▸ **WRITTEN INSTRUCTION**
Repeat, exactly and completely, the material that follows. Omit the pictures.

▸ **DATA BLOCK**
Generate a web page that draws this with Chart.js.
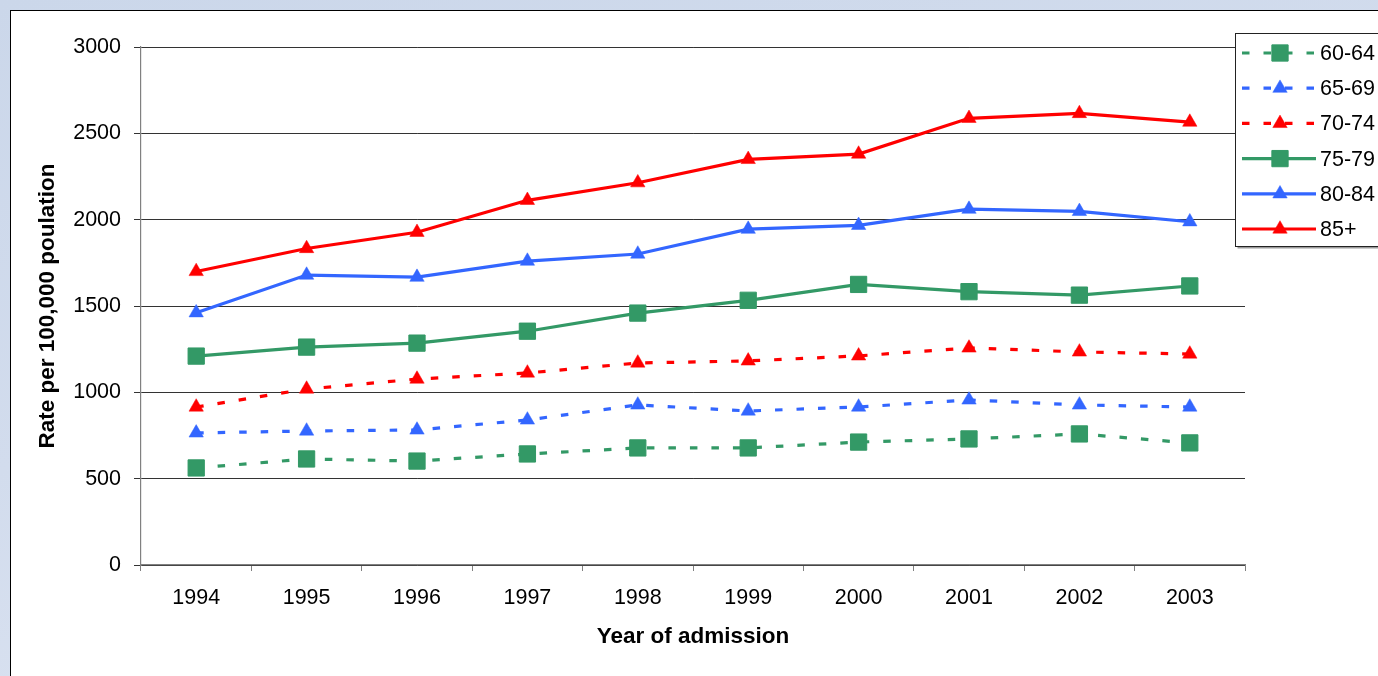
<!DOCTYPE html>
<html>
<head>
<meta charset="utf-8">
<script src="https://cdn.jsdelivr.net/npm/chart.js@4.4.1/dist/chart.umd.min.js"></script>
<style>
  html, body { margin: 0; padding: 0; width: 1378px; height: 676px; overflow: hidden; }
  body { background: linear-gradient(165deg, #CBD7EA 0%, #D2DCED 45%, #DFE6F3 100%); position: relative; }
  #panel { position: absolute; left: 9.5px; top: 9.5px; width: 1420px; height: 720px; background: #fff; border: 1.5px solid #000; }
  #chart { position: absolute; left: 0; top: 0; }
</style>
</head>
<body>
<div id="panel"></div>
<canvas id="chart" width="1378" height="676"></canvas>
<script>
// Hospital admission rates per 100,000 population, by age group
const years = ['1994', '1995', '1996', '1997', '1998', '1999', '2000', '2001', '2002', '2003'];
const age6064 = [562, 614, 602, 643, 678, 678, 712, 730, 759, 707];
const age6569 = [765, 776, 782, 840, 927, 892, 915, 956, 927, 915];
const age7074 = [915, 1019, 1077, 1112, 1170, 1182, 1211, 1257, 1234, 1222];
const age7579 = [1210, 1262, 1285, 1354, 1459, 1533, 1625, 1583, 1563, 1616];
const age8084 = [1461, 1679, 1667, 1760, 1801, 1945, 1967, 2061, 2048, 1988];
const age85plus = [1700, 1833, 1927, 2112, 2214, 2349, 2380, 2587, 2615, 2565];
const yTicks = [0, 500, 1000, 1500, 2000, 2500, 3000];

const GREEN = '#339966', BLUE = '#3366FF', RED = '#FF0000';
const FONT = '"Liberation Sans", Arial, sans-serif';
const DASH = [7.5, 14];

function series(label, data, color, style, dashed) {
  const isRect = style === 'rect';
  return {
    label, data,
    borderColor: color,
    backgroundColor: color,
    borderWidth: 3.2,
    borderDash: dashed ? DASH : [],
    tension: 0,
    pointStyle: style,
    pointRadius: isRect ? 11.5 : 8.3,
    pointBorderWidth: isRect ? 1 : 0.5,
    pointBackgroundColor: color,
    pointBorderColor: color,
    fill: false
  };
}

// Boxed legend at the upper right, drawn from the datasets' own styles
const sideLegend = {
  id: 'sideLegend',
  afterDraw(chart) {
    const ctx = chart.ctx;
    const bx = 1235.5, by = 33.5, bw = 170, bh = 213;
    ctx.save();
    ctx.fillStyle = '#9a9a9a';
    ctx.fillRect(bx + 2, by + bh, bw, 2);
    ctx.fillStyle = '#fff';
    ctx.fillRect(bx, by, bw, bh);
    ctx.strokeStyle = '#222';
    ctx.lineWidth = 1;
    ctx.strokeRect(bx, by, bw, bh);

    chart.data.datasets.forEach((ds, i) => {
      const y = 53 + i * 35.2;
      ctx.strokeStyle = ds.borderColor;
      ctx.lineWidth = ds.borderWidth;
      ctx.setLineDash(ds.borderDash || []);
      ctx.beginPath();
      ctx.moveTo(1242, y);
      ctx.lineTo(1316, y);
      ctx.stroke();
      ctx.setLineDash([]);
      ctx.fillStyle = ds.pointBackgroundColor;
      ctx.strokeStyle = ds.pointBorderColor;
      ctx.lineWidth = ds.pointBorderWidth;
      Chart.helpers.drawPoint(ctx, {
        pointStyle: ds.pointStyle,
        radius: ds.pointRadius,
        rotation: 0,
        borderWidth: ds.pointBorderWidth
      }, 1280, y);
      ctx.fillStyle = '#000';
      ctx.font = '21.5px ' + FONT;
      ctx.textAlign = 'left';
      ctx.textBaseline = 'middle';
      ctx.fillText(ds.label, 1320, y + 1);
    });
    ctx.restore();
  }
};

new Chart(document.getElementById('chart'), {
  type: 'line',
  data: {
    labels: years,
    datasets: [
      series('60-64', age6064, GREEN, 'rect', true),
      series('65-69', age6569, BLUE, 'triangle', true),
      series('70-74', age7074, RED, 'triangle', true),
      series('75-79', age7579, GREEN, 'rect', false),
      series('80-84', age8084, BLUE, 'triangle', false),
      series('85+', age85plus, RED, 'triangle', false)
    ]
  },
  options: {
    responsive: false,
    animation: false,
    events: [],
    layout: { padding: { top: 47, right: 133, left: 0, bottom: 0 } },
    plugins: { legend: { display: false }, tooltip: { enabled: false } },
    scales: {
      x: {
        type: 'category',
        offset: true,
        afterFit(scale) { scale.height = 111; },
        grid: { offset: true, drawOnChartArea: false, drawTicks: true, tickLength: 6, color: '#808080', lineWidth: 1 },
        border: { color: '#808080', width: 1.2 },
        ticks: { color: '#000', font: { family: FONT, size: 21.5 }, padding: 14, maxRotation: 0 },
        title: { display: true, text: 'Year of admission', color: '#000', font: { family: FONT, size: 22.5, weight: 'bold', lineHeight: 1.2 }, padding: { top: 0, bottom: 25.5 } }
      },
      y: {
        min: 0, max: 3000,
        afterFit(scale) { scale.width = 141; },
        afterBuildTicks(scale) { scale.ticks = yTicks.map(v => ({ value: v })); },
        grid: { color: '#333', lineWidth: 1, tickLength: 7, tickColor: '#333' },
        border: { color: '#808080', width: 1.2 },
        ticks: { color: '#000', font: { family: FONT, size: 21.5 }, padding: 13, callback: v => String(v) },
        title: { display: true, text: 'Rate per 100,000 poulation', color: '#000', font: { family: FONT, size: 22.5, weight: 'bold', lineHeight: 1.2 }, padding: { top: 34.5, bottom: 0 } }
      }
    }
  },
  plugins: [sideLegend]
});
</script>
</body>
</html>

▸ **WRITTEN SOLUTION**
Generate a web page that draws this with Chart.js.
<!DOCTYPE html>
<html>
<head>
<meta charset="utf-8">
<script src="https://cdn.jsdelivr.net/npm/chart.js@4.4.1/dist/chart.umd.min.js"></script>
<style>
  html, body { margin: 0; padding: 0; width: 1378px; height: 676px; overflow: hidden; }
  body { background: linear-gradient(165deg, #CBD7EA 0%, #D2DCED 45%, #DFE6F3 100%); position: relative; }
  #panel { position: absolute; left: 9.5px; top: 9.5px; width: 1420px; height: 720px; background: #fff; border: 1.5px solid #000; }
  #chart { position: absolute; left: 0; top: 0; }
</style>
</head>
<body>
<div id="panel"></div>
<canvas id="chart" width="1378" height="676"></canvas>
<script>
// Hospital admission rates per 100,000 population, by age group
const years = ['1994', '1995', '1996', '1997', '1998', '1999', '2000', '2001', '2002', '2003'];
const age6064 = [562, 614, 602, 643, 678, 678, 712, 730, 759, 707];
const age6569 = [765, 776, 782, 840, 927, 892, 915, 956, 927, 915];
const age7074 = [915, 1019, 1077, 1112, 1170, 1182, 1211, 1257, 1234, 1222];
const age7579 = [1210, 1262, 1285, 1354, 1459, 1533, 1625, 1583, 1563, 1616];
const age8084 = [1461, 1679, 1667, 1760, 1801, 1945, 1967, 2061, 2048, 1988];
const age85plus = [1700, 1833, 1927, 2112, 2214, 2349, 2380, 2587, 2615, 2565];
const yTicks = [0, 500, 1000, 1500, 2000, 2500, 3000];

const GREEN = '#339966', BLUE = '#3366FF', RED = '#FF0000';
const FONT = '"Liberation Sans", Arial, sans-serif';
const DASH = [7.5, 14];

function series(label, data, color, style, dashed) {
  const isRect = style === 'rect';
  return {
    label, data,
    borderColor: color,
    backgroundColor: color,
    borderWidth: 3.2,
    borderDash: dashed ? DASH : [],
    tension: 0,
    pointStyle: style,
    pointRadius: isRect ? 11.5 : 8.3,
    pointBorderWidth: isRect ? 1 : 0.5,
    pointBackgroundColor: color,
    pointBorderColor: color,
    fill: false
  };
}

// Boxed legend at the upper right, drawn from the datasets' own styles
const sideLegend = {
  id: 'sideLegend',
  afterDraw(chart) {
    const ctx = chart.ctx;
    const bx = 1235.5, by = 33.5, bw = 170, bh = 213;
    ctx.save();
    ctx.fillStyle = '#9a9a9a';
    ctx.fillRect(bx + 2, by + bh, bw, 2);
    ctx.fillStyle = '#fff';
    ctx.fillRect(bx, by, bw, bh);
    ctx.strokeStyle = '#222';
    ctx.lineWidth = 1;
    ctx.strokeRect(bx, by, bw, bh);

    chart.data.datasets.forEach((ds, i) => {
      const y = 53 + i * 35.2;
      ctx.strokeStyle = ds.borderColor;
      ctx.lineWidth = ds.borderWidth;
      ctx.setLineDash(ds.borderDash || []);
      ctx.beginPath();
      ctx.moveTo(1242, y);
      ctx.lineTo(1316, y);
      ctx.stroke();
      ctx.setLineDash([]);
      ctx.fillStyle = ds.pointBackgroundColor;
      ctx.strokeStyle = ds.pointBorderColor;
      ctx.lineWidth = ds.pointBorderWidth;
      Chart.helpers.drawPoint(ctx, {
        pointStyle: ds.pointStyle,
        radius: ds.pointRadius,
        rotation: 0,
        borderWidth: ds.pointBorderWidth
      }, 1280, y);
      ctx.fillStyle = '#000';
      ctx.font = '21.5px ' + FONT;
      ctx.textAlign = 'left';
      ctx.textBaseline = 'middle';
      ctx.fillText(ds.label, 1320, y + 1);
    });
    ctx.restore();
  }
};

new Chart(document.getElementById('chart'), {
  type: 'line',
  data: {
    labels: years,
    datasets: [
      series('60-64', age6064, GREEN, 'rect', true),
      series('65-69', age6569, BLUE, 'triangle', true),
      series('70-74', age7074, RED, 'triangle', true),
      series('75-79', age7579, GREEN, 'rect', false),
      series('80-84', age8084, BLUE, 'triangle', false),
      series('85+', age85plus, RED, 'triangle', false)
    ]
  },
  options: {
    responsive: false,
    animation: false,
    events: [],
    layout: { padding: { top: 47, right: 133, left: 0, bottom: 0 } },
    plugins: { legend: { display: false }, tooltip: { enabled: false } },
    scales: {
      x: {
        type: 'category',
        offset: true,
        afterFit(scale) { scale.height = 111; },
        grid: { offset: true, drawOnChartArea: false, drawTicks: true, tickLength: 6, color: '#808080', lineWidth: 1 },
        border: { color: '#808080', width: 1.2 },
        ticks: { color: '#000', font: { family: FONT, size: 21.5 }, padding: 14, maxRotation: 0 },
        title: { display: true, text: 'Year of admission', color: '#000', font: { family: FONT, size: 22.5, weight: 'bold', lineHeight: 1.2 }, padding: { top: 0, bottom: 25.5 } }
      },
      y: {
        min: 0, max: 3000,
        afterFit(scale) { scale.width = 141; },
        afterBuildTicks(scale) { scale.ticks = yTicks.map(v => ({ value: v })); },
        grid: { color: '#333', lineWidth: 1, tickLength: 7, tickColor: '#333' },
        border: { color: '#808080', width: 1.2 },
        ticks: { color: '#000', font: { family: FONT, size: 21.5 }, padding: 13, callback: v => String(v) },
        title: { display: true, text: 'Rate per 100,000 poulation', color: '#000', font: { family: FONT, size: 22.5, weight: 'bold', lineHeight: 1.2 }, padding: { top: 34.5, bottom: 0 } }
      }
    }
  },
  plugins: [sideLegend]
});
</script>
</body>
</html>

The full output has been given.